- **Exercise task**
Transcribe the material word for word, but without the images.

* BEGIN *

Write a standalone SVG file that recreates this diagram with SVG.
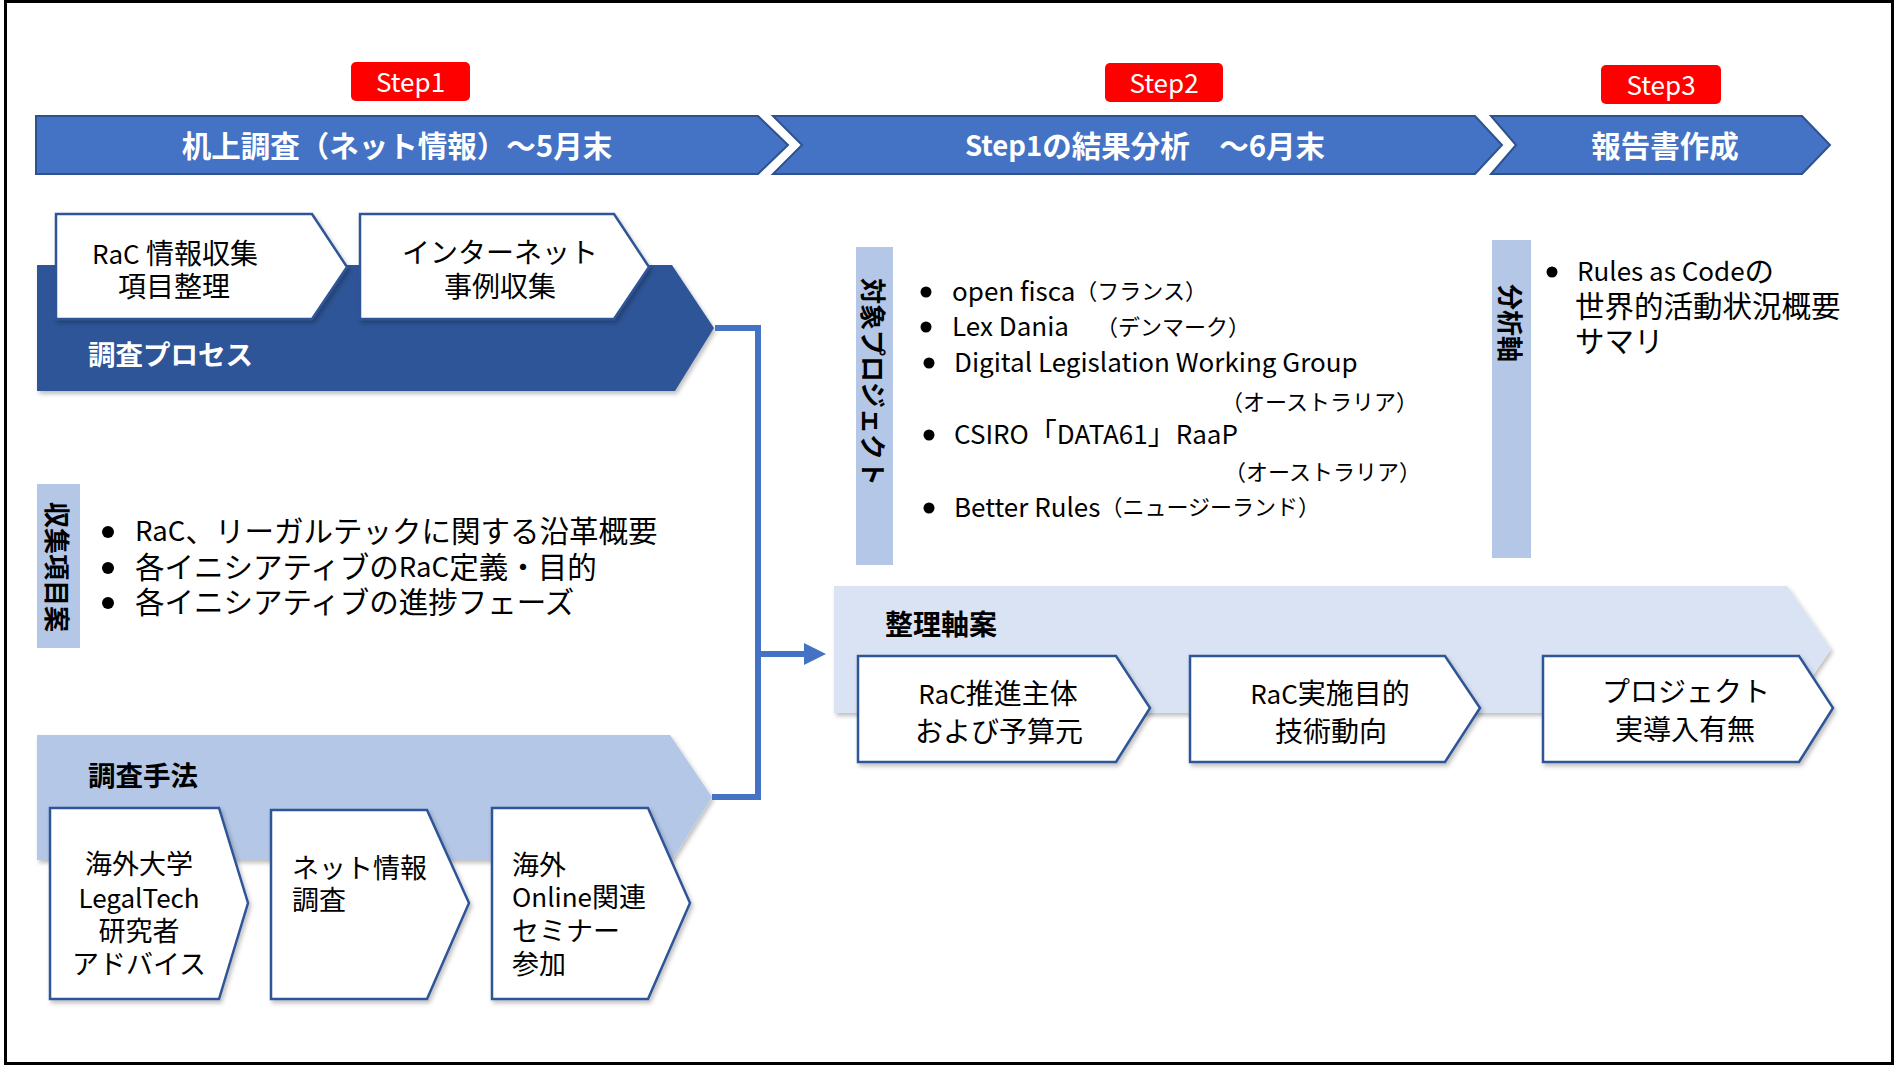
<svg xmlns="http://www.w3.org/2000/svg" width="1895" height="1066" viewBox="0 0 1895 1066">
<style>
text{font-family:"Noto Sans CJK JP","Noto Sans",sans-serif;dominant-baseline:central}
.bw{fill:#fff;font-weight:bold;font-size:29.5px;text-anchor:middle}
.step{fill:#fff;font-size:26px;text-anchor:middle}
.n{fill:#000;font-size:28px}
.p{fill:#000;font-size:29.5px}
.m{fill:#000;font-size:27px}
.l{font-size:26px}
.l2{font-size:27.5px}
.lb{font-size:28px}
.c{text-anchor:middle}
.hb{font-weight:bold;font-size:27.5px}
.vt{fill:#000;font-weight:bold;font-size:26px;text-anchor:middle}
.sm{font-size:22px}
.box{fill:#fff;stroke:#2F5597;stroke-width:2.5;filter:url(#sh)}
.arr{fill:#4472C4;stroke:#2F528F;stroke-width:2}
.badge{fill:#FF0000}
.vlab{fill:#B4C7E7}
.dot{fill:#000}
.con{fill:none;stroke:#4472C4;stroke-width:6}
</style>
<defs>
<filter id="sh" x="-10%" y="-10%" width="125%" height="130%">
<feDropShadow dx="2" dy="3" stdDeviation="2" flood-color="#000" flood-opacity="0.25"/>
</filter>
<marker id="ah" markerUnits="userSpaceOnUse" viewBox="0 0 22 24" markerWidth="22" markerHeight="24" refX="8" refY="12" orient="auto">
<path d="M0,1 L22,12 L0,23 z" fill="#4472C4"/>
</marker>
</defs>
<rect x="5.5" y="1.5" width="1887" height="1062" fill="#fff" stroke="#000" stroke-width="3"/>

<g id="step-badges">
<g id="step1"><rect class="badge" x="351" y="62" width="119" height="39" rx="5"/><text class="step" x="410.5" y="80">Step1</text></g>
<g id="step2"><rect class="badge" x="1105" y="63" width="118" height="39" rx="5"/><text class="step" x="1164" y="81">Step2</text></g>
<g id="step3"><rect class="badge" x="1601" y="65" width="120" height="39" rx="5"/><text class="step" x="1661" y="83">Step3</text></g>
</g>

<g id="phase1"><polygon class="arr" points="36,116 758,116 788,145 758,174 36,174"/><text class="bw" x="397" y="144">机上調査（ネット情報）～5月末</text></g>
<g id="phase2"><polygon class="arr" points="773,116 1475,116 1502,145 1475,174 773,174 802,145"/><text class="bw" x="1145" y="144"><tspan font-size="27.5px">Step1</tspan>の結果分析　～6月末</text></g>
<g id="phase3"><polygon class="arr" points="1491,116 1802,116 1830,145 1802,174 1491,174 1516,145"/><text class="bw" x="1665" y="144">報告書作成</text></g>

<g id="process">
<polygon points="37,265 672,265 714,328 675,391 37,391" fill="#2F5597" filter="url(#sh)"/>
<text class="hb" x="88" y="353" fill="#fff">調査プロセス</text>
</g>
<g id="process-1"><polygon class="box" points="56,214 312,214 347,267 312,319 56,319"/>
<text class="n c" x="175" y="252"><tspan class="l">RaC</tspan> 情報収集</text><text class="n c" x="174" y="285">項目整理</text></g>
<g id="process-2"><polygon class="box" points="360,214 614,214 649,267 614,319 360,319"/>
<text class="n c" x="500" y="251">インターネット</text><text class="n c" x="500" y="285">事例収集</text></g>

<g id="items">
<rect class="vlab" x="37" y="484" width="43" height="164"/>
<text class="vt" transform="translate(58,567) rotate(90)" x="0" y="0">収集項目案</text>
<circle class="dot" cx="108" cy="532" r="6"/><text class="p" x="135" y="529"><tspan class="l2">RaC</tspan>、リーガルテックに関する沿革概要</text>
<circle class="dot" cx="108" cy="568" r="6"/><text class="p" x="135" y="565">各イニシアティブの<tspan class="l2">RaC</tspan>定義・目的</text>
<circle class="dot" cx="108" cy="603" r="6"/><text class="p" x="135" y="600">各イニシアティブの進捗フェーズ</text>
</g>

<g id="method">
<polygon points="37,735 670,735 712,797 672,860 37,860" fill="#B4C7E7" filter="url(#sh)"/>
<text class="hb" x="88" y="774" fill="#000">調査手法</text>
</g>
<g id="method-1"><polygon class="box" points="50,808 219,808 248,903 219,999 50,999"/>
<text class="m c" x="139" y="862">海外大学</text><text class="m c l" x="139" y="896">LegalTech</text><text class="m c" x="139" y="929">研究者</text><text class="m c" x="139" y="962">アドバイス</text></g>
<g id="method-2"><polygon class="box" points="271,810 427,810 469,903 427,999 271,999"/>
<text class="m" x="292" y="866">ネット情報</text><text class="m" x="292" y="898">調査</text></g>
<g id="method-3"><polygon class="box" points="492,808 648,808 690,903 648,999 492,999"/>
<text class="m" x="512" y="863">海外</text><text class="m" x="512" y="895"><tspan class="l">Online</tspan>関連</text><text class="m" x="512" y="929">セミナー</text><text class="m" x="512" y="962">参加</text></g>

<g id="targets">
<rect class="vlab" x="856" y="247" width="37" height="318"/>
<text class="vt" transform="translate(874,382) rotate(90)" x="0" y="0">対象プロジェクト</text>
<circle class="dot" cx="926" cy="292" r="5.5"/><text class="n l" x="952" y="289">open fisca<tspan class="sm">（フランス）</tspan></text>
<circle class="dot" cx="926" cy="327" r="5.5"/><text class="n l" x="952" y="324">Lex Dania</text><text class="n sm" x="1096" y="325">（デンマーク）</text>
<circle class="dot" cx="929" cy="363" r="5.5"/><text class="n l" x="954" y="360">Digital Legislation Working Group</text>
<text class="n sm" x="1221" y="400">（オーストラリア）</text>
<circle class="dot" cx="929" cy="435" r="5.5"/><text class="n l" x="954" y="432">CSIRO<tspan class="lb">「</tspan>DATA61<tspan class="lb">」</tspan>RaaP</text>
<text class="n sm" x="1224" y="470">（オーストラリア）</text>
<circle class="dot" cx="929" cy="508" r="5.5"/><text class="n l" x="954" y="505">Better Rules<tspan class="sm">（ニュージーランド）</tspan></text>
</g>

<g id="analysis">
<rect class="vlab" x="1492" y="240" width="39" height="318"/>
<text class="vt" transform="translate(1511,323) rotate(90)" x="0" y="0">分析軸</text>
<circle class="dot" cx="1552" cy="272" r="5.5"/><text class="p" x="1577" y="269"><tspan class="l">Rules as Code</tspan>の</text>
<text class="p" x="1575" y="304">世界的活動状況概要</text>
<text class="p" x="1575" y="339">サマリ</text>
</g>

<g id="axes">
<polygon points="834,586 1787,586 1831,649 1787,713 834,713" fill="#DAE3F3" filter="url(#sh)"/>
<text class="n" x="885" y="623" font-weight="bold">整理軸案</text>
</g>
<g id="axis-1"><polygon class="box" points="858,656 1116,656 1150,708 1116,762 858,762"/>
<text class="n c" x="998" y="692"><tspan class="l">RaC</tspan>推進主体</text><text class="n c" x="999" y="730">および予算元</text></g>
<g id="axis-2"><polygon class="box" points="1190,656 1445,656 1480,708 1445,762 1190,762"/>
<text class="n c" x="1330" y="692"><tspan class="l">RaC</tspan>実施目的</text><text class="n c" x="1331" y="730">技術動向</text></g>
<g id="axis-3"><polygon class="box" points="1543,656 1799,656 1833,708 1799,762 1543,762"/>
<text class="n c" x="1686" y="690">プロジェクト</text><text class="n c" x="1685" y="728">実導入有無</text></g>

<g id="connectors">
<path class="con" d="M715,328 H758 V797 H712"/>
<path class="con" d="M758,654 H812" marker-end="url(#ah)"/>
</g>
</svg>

* END *

- **Task result**
Write a standalone SVG file that recreates this diagram with SVG.
<svg xmlns="http://www.w3.org/2000/svg" width="1895" height="1066" viewBox="0 0 1895 1066">
<style>
text{font-family:"Noto Sans CJK JP","Noto Sans",sans-serif;dominant-baseline:central}
.bw{fill:#fff;font-weight:bold;font-size:29.5px;text-anchor:middle}
.step{fill:#fff;font-size:26px;text-anchor:middle}
.n{fill:#000;font-size:28px}
.p{fill:#000;font-size:29.5px}
.m{fill:#000;font-size:27px}
.l{font-size:26px}
.l2{font-size:27.5px}
.lb{font-size:28px}
.c{text-anchor:middle}
.hb{font-weight:bold;font-size:27.5px}
.vt{fill:#000;font-weight:bold;font-size:26px;text-anchor:middle}
.sm{font-size:22px}
.box{fill:#fff;stroke:#2F5597;stroke-width:2.5;filter:url(#sh)}
.arr{fill:#4472C4;stroke:#2F528F;stroke-width:2}
.badge{fill:#FF0000}
.vlab{fill:#B4C7E7}
.dot{fill:#000}
.con{fill:none;stroke:#4472C4;stroke-width:6}
</style>
<defs>
<filter id="sh" x="-10%" y="-10%" width="125%" height="130%">
<feDropShadow dx="2" dy="3" stdDeviation="2" flood-color="#000" flood-opacity="0.25"/>
</filter>
<marker id="ah" markerUnits="userSpaceOnUse" viewBox="0 0 22 24" markerWidth="22" markerHeight="24" refX="8" refY="12" orient="auto">
<path d="M0,1 L22,12 L0,23 z" fill="#4472C4"/>
</marker>
</defs>
<rect x="5.5" y="1.5" width="1887" height="1062" fill="#fff" stroke="#000" stroke-width="3"/>

<g id="step-badges">
<g id="step1"><rect class="badge" x="351" y="62" width="119" height="39" rx="5"/><text class="step" x="410.5" y="80">Step1</text></g>
<g id="step2"><rect class="badge" x="1105" y="63" width="118" height="39" rx="5"/><text class="step" x="1164" y="81">Step2</text></g>
<g id="step3"><rect class="badge" x="1601" y="65" width="120" height="39" rx="5"/><text class="step" x="1661" y="83">Step3</text></g>
</g>

<g id="phase1"><polygon class="arr" points="36,116 758,116 788,145 758,174 36,174"/><text class="bw" x="397" y="144">机上調査（ネット情報）～5月末</text></g>
<g id="phase2"><polygon class="arr" points="773,116 1475,116 1502,145 1475,174 773,174 802,145"/><text class="bw" x="1145" y="144"><tspan font-size="27.5px">Step1</tspan>の結果分析　～6月末</text></g>
<g id="phase3"><polygon class="arr" points="1491,116 1802,116 1830,145 1802,174 1491,174 1516,145"/><text class="bw" x="1665" y="144">報告書作成</text></g>

<g id="process">
<polygon points="37,265 672,265 714,328 675,391 37,391" fill="#2F5597" filter="url(#sh)"/>
<text class="hb" x="88" y="353" fill="#fff">調査プロセス</text>
</g>
<g id="process-1"><polygon class="box" points="56,214 312,214 347,267 312,319 56,319"/>
<text class="n c" x="175" y="252"><tspan class="l">RaC</tspan> 情報収集</text><text class="n c" x="174" y="285">項目整理</text></g>
<g id="process-2"><polygon class="box" points="360,214 614,214 649,267 614,319 360,319"/>
<text class="n c" x="500" y="251">インターネット</text><text class="n c" x="500" y="285">事例収集</text></g>

<g id="items">
<rect class="vlab" x="37" y="484" width="43" height="164"/>
<text class="vt" transform="translate(58,567) rotate(90)" x="0" y="0">収集項目案</text>
<circle class="dot" cx="108" cy="532" r="6"/><text class="p" x="135" y="529"><tspan class="l2">RaC</tspan>、リーガルテックに関する沿革概要</text>
<circle class="dot" cx="108" cy="568" r="6"/><text class="p" x="135" y="565">各イニシアティブの<tspan class="l2">RaC</tspan>定義・目的</text>
<circle class="dot" cx="108" cy="603" r="6"/><text class="p" x="135" y="600">各イニシアティブの進捗フェーズ</text>
</g>

<g id="method">
<polygon points="37,735 670,735 712,797 672,860 37,860" fill="#B4C7E7" filter="url(#sh)"/>
<text class="hb" x="88" y="774" fill="#000">調査手法</text>
</g>
<g id="method-1"><polygon class="box" points="50,808 219,808 248,903 219,999 50,999"/>
<text class="m c" x="139" y="862">海外大学</text><text class="m c l" x="139" y="896">LegalTech</text><text class="m c" x="139" y="929">研究者</text><text class="m c" x="139" y="962">アドバイス</text></g>
<g id="method-2"><polygon class="box" points="271,810 427,810 469,903 427,999 271,999"/>
<text class="m" x="292" y="866">ネット情報</text><text class="m" x="292" y="898">調査</text></g>
<g id="method-3"><polygon class="box" points="492,808 648,808 690,903 648,999 492,999"/>
<text class="m" x="512" y="863">海外</text><text class="m" x="512" y="895"><tspan class="l">Online</tspan>関連</text><text class="m" x="512" y="929">セミナー</text><text class="m" x="512" y="962">参加</text></g>

<g id="targets">
<rect class="vlab" x="856" y="247" width="37" height="318"/>
<text class="vt" transform="translate(874,382) rotate(90)" x="0" y="0">対象プロジェクト</text>
<circle class="dot" cx="926" cy="292" r="5.5"/><text class="n l" x="952" y="289">open fisca<tspan class="sm">（フランス）</tspan></text>
<circle class="dot" cx="926" cy="327" r="5.5"/><text class="n l" x="952" y="324">Lex Dania</text><text class="n sm" x="1096" y="325">（デンマーク）</text>
<circle class="dot" cx="929" cy="363" r="5.5"/><text class="n l" x="954" y="360">Digital Legislation Working Group</text>
<text class="n sm" x="1221" y="400">（オーストラリア）</text>
<circle class="dot" cx="929" cy="435" r="5.5"/><text class="n l" x="954" y="432">CSIRO<tspan class="lb">「</tspan>DATA61<tspan class="lb">」</tspan>RaaP</text>
<text class="n sm" x="1224" y="470">（オーストラリア）</text>
<circle class="dot" cx="929" cy="508" r="5.5"/><text class="n l" x="954" y="505">Better Rules<tspan class="sm">（ニュージーランド）</tspan></text>
</g>

<g id="analysis">
<rect class="vlab" x="1492" y="240" width="39" height="318"/>
<text class="vt" transform="translate(1511,323) rotate(90)" x="0" y="0">分析軸</text>
<circle class="dot" cx="1552" cy="272" r="5.5"/><text class="p" x="1577" y="269"><tspan class="l">Rules as Code</tspan>の</text>
<text class="p" x="1575" y="304">世界的活動状況概要</text>
<text class="p" x="1575" y="339">サマリ</text>
</g>

<g id="axes">
<polygon points="834,586 1787,586 1831,649 1787,713 834,713" fill="#DAE3F3" filter="url(#sh)"/>
<text class="n" x="885" y="623" font-weight="bold">整理軸案</text>
</g>
<g id="axis-1"><polygon class="box" points="858,656 1116,656 1150,708 1116,762 858,762"/>
<text class="n c" x="998" y="692"><tspan class="l">RaC</tspan>推進主体</text><text class="n c" x="999" y="730">および予算元</text></g>
<g id="axis-2"><polygon class="box" points="1190,656 1445,656 1480,708 1445,762 1190,762"/>
<text class="n c" x="1330" y="692"><tspan class="l">RaC</tspan>実施目的</text><text class="n c" x="1331" y="730">技術動向</text></g>
<g id="axis-3"><polygon class="box" points="1543,656 1799,656 1833,708 1799,762 1543,762"/>
<text class="n c" x="1686" y="690">プロジェクト</text><text class="n c" x="1685" y="728">実導入有無</text></g>

<g id="connectors">
<path class="con" d="M715,328 H758 V797 H712"/>
<path class="con" d="M758,654 H812" marker-end="url(#ah)"/>
</g>
</svg>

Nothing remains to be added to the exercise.